Task statement: Leave out any pictures and transcribe all other data below exactly.

Extracted data:
╭──
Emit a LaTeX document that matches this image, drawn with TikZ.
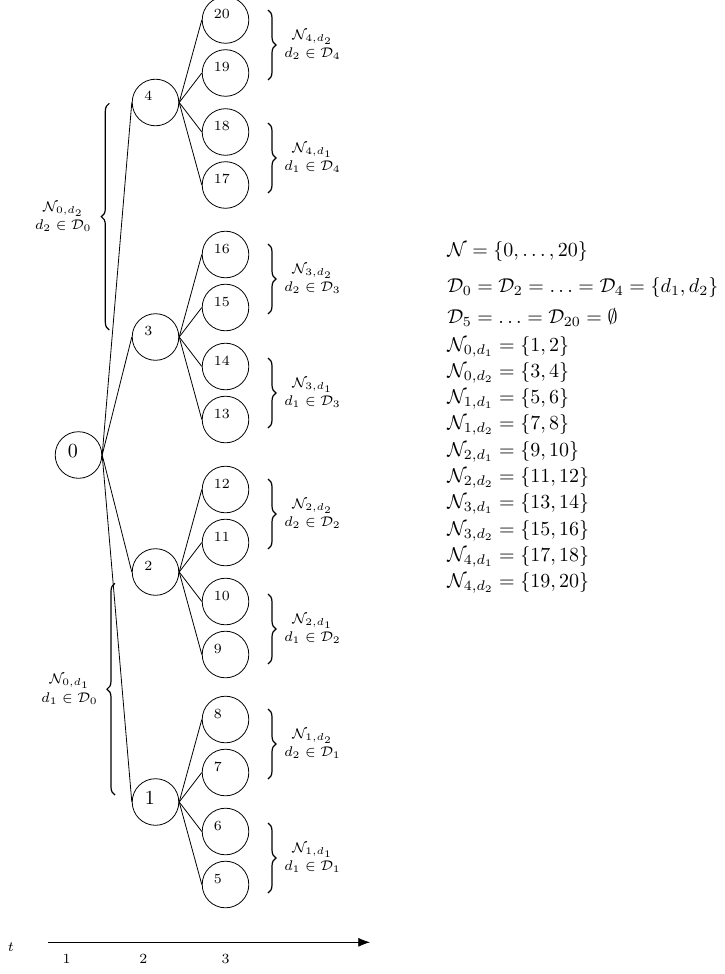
\documentclass[tikz,border=0pt]{standalone}
\usepackage{amsmath,amssymb}
\usetikzlibrary{decorations.pathreplacing,arrows.meta,calc}
\begin{document}
\begin{tikzpicture}[x=0.5pt,y=-0.5pt,
  circ/.style={draw,circle,minimum size=23.3pt,inner sep=0pt},
  lbls/.style={font=\scriptsize,inner sep=0pt,anchor=west},
  lblb/.style={font=\normalsize,inner sep=0pt,anchor=west},
  edge/.style={line width=0.4pt},
  rbrace/.style={decorate,decoration={brace,amplitude=4pt},line width=0.6pt},
  blabel/.style={font=\scriptsize,align=center,inner sep=0pt},
  setline/.style={inner sep=0pt,anchor=base west},
  axlbl/.style={font=\scriptsize,inner sep=0pt}]
\useasboundingbox (0,0) rectangle (724,974);

% root
\node[circ] (n0) at (78.5,455) {};
\node[lblb] (t0) at ($(n0.center)+(-11,-4)$) {0};

% second stage
\foreach \p/\y in {4/102.5,3/337,2/572,1/802}{
  \node[circ] (n\p) at (155.5,\y) {};
  \draw[edge] (n0.east) -- (n\p.west);
}
\node[lbls] (t4) at ($(n4.center)+(-11.5,-6.5)$) {4};
\node[lbls] (t3) at ($(n3.center)+(-11.5,-6.5)$) {3};
\node[lbls] (t2) at ($(n2.center)+(-11.5,-6.5)$) {2};
\node[lblb] (t1) at ($(n1.center)+(-11,-4)$) {1};

% leaves
\foreach \p/\y/\a/\b/\c/\d in {4/102.5/20/19/18/17,3/337/16/15/14/13,2/572/12/11/10/9,1/802/8/7/6/5}{
  \node[circ] (n\a) at (225.5,\y-82.5) {};
  \node[circ] (n\b) at (225.5,\y-29.5) {};
  \node[circ] (n\c) at (225.5,\y+29.5) {};
  \node[circ] (n\d) at (225.5,\y+82.5) {};
  \foreach \q in {\a,\b,\c,\d}{
    \node[lbls] (t\q) at ($(n\q.center)+(-12,-6)$) {\q};
    \draw[edge] (n\p.east) -- (n\q.west);
  }
}

% right braces
\foreach \m/\i/\j in {45/4/2,158/4/1,279/3/2,393/3/1,514/2/2,629/2/1,744/1/2,858/1/1}{
  \draw[rbrace] (268,\m-35) -- (268,\m+35)
    node[blabel,midway,anchor=center,xshift=22.25pt] (b\i\j) {$\mathcal{N}_{\i,d_\j}$\\[1.2pt]$d_\j\in\mathcal{D}_\i$};
}

% left braces
\draw[rbrace] (109.3,330) -- (109.3,103.3)
  node[blabel,midway,anchor=center,xshift=-23pt] (L2) {$\mathcal{N}_{0,d_2}$\\[1.2pt]$d_2\in\mathcal{D}_0$};
\draw[rbrace] (115,795) -- (115,583.3)
  node[blabel,midway,anchor=center,xshift=-22.7pt] (L1) {$\mathcal{N}_{0,d_1}$\\[1.2pt]$d_1\in\mathcal{D}_0$};

% set definitions
\node[setline] (s1) at (447,256) {$\mathcal{N}=\{0,\ldots,20\}$};
\node[setline] (s2) at (447,292) {$\mathcal{D}_0=\mathcal{D}_2=\ldots=\mathcal{D}_4=\{d_1,d_2\}$};
\node[setline] (s3) at (447,323) {$\mathcal{D}_5=\ldots=\mathcal{D}_{20}=\emptyset$};
\node[setline] (s4) at (447,351) {$\mathcal{N}_{0,d_1}=\{1,2\}$};
\node[setline] (s5) at (447,377.3) {$\mathcal{N}_{0,d_2}=\{3,4\}$};
\node[setline] (s6) at (447,403.6) {$\mathcal{N}_{1,d_1}=\{5,6\}$};
\node[setline] (s7) at (447,429.9) {$\mathcal{N}_{1,d_2}=\{7,8\}$};
\node[setline] (s8) at (447,456.2) {$\mathcal{N}_{2,d_1}=\{9,10\}$};
\node[setline] (s9) at (447,482.5) {$\mathcal{N}_{2,d_2}=\{11,12\}$};
\node[setline] (s10) at (447,508.8) {$\mathcal{N}_{3,d_1}=\{13,14\}$};
\node[setline] (s11) at (447,535.1) {$\mathcal{N}_{3,d_2}=\{15,16\}$};
\node[setline] (s12) at (447,561.4) {$\mathcal{N}_{4,d_1}=\{17,18\}$};
\node[setline] (s13) at (447,587.7) {$\mathcal{N}_{4,d_2}=\{19,20\}$};

% time axis
\coordinate (ax0) at (48.3,942.3);
\coordinate (ax1) at (370,942.3);
\draw[-{Latex[length=5.85pt,width=4.5pt]}] (ax0) -- (ax1);
\node[axlbl] (tt) at (11,947) {$t$};
\node[axlbl] (a1) at (66.7,959.3) {1};
\node[axlbl] (a2) at (143.3,959.3) {2};
\node[axlbl] (a3) at (225.7,959.3) {3};
\end{tikzpicture}
\end{document}
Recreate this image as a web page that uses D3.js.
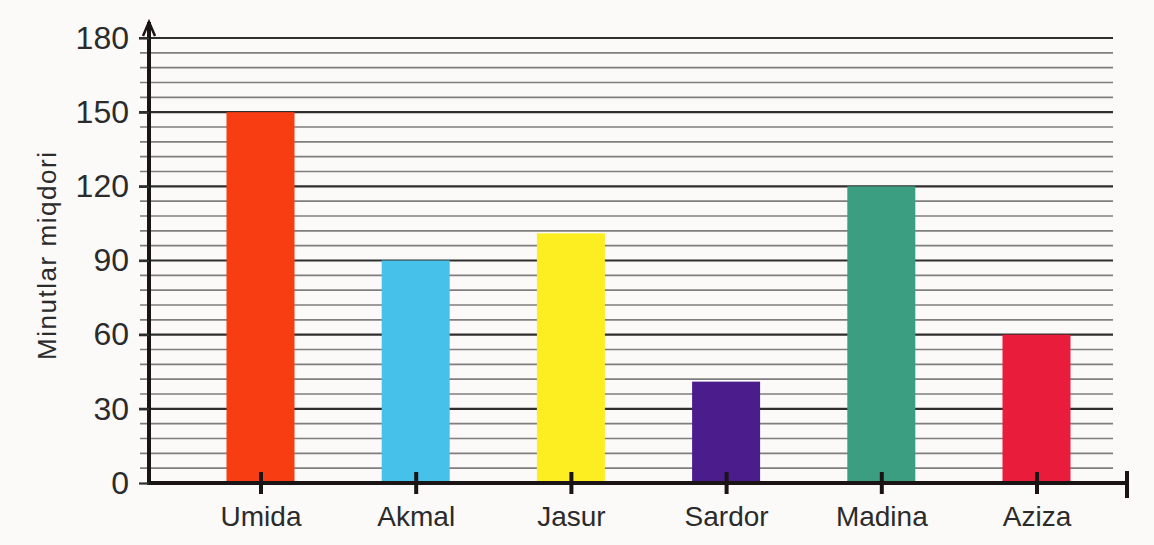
╰──
Result for this task:
Emit a LaTeX document that matches this image, drawn with TikZ.
\documentclass[tikz,border=0pt]{standalone}
\usepackage{amsmath,amssymb}
\usetikzlibrary{decorations.pathreplacing,arrows.meta,calc}
\begin{document}
\begin{tikzpicture}[x=0.5pt,y=-0.5pt,
  circ/.style={draw,circle,minimum size=23.3pt,inner sep=0pt},
  lbls/.style={font=\scriptsize,inner sep=0pt,anchor=west},
  lblb/.style={font=\normalsize,inner sep=0pt,anchor=west},
  edge/.style={line width=0.4pt},
  rbrace/.style={decorate,decoration={brace,amplitude=4pt},line width=0.6pt},
  blabel/.style={font=\scriptsize,align=center,inner sep=0pt},
  setline/.style={inner sep=0pt,anchor=base west},
  axlbl/.style={font=\scriptsize,inner sep=0pt}]
\useasboundingbox (0,0) rectangle (724,974);

% root
\node[circ] (n0) at (78.5,455) {};
\node[lblb] (t0) at ($(n0.center)+(-11,-4)$) {0};

% second stage
\foreach \p/\y in {4/102.5,3/337,2/572,1/802}{
  \node[circ] (n\p) at (155.5,\y) {};
  \draw[edge] (n0.east) -- (n\p.west);
}
\node[lbls] (t4) at ($(n4.center)+(-11.5,-6.5)$) {4};
\node[lbls] (t3) at ($(n3.center)+(-11.5,-6.5)$) {3};
\node[lbls] (t2) at ($(n2.center)+(-11.5,-6.5)$) {2};
\node[lblb] (t1) at ($(n1.center)+(-11,-4)$) {1};

% leaves
\foreach \p/\y/\a/\b/\c/\d in {4/102.5/20/19/18/17,3/337/16/15/14/13,2/572/12/11/10/9,1/802/8/7/6/5}{
  \node[circ] (n\a) at (225.5,\y-82.5) {};
  \node[circ] (n\b) at (225.5,\y-29.5) {};
  \node[circ] (n\c) at (225.5,\y+29.5) {};
  \node[circ] (n\d) at (225.5,\y+82.5) {};
  \foreach \q in {\a,\b,\c,\d}{
    \node[lbls] (t\q) at ($(n\q.center)+(-12,-6)$) {\q};
    \draw[edge] (n\p.east) -- (n\q.west);
  }
}

% right braces
\foreach \m/\i/\j in {45/4/2,158/4/1,279/3/2,393/3/1,514/2/2,629/2/1,744/1/2,858/1/1}{
  \draw[rbrace] (268,\m-35) -- (268,\m+35)
    node[blabel,midway,anchor=center,xshift=22.25pt] (b\i\j) {$\mathcal{N}_{\i,d_\j}$\\[1.2pt]$d_\j\in\mathcal{D}_\i$};
}

% left braces
\draw[rbrace] (109.3,330) -- (109.3,103.3)
  node[blabel,midway,anchor=center,xshift=-23pt] (L2) {$\mathcal{N}_{0,d_2}$\\[1.2pt]$d_2\in\mathcal{D}_0$};
\draw[rbrace] (115,795) -- (115,583.3)
  node[blabel,midway,anchor=center,xshift=-22.7pt] (L1) {$\mathcal{N}_{0,d_1}$\\[1.2pt]$d_1\in\mathcal{D}_0$};

% set definitions
\node[setline] (s1) at (447,256) {$\mathcal{N}=\{0,\ldots,20\}$};
\node[setline] (s2) at (447,292) {$\mathcal{D}_0=\mathcal{D}_2=\ldots=\mathcal{D}_4=\{d_1,d_2\}$};
\node[setline] (s3) at (447,323) {$\mathcal{D}_5=\ldots=\mathcal{D}_{20}=\emptyset$};
\node[setline] (s4) at (447,351) {$\mathcal{N}_{0,d_1}=\{1,2\}$};
\node[setline] (s5) at (447,377.3) {$\mathcal{N}_{0,d_2}=\{3,4\}$};
\node[setline] (s6) at (447,403.6) {$\mathcal{N}_{1,d_1}=\{5,6\}$};
\node[setline] (s7) at (447,429.9) {$\mathcal{N}_{1,d_2}=\{7,8\}$};
\node[setline] (s8) at (447,456.2) {$\mathcal{N}_{2,d_1}=\{9,10\}$};
\node[setline] (s9) at (447,482.5) {$\mathcal{N}_{2,d_2}=\{11,12\}$};
\node[setline] (s10) at (447,508.8) {$\mathcal{N}_{3,d_1}=\{13,14\}$};
\node[setline] (s11) at (447,535.1) {$\mathcal{N}_{3,d_2}=\{15,16\}$};
\node[setline] (s12) at (447,561.4) {$\mathcal{N}_{4,d_1}=\{17,18\}$};
\node[setline] (s13) at (447,587.7) {$\mathcal{N}_{4,d_2}=\{19,20\}$};

% time axis
\coordinate (ax0) at (48.3,942.3);
\coordinate (ax1) at (370,942.3);
\draw[-{Latex[length=5.85pt,width=4.5pt]}] (ax0) -- (ax1);
\node[axlbl] (tt) at (11,947) {$t$};
\node[axlbl] (a1) at (66.7,959.3) {1};
\node[axlbl] (a2) at (143.3,959.3) {2};
\node[axlbl] (a3) at (225.7,959.3) {3};
\end{tikzpicture}
\end{document}
Recreate this image as a web page that uses D3.js.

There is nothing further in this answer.